## Task details:
Print exactly the lines from the first one down to the line that contains "angles = list(range(0, 361, 5))", both included, and skip the pictures.

## Supplied information:
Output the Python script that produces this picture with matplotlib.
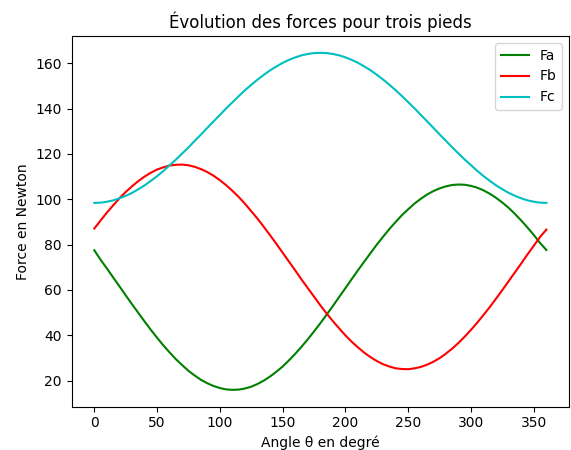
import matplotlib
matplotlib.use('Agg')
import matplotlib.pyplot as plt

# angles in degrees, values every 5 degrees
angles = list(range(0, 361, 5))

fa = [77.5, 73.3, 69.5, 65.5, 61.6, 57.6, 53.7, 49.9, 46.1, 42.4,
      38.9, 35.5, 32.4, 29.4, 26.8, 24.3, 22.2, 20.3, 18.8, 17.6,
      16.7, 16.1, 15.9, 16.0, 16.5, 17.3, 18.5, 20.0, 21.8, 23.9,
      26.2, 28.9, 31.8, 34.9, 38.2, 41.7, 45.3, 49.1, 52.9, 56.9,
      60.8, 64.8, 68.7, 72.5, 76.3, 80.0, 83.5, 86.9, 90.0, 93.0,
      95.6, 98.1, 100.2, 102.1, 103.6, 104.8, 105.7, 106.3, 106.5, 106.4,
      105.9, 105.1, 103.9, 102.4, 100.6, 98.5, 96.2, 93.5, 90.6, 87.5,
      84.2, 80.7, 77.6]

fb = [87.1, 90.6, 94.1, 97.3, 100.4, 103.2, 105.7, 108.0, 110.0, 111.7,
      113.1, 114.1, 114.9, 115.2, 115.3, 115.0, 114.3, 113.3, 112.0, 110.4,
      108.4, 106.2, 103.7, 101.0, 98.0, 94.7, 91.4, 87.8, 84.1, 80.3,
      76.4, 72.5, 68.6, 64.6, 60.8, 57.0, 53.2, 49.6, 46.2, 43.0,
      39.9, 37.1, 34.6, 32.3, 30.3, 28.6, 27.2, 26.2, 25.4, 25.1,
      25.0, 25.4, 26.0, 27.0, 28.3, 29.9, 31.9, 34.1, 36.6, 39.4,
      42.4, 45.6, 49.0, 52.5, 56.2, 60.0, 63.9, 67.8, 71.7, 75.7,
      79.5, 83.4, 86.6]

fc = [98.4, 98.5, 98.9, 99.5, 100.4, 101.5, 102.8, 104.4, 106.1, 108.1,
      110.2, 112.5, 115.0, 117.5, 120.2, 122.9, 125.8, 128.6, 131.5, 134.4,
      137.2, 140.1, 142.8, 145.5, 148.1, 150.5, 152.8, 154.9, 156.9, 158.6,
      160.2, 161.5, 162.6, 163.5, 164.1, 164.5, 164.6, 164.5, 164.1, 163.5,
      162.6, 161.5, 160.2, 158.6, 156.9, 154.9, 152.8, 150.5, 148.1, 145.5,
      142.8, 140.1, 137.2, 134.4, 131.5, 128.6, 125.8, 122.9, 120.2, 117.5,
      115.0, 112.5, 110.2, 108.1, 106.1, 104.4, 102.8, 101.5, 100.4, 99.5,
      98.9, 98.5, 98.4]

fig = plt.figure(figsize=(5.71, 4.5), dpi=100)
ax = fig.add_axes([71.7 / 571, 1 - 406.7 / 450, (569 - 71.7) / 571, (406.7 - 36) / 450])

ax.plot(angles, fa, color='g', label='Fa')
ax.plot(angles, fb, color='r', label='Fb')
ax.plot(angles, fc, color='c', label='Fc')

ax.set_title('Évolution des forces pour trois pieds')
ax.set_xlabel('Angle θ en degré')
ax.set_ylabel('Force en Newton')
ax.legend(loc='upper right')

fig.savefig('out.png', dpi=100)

## The reply:
Output the Python script that produces this picture with matplotlib.
import matplotlib
matplotlib.use('Agg')
import matplotlib.pyplot as plt

# angles in degrees, values every 5 degrees
angles = list(range(0, 361, 5))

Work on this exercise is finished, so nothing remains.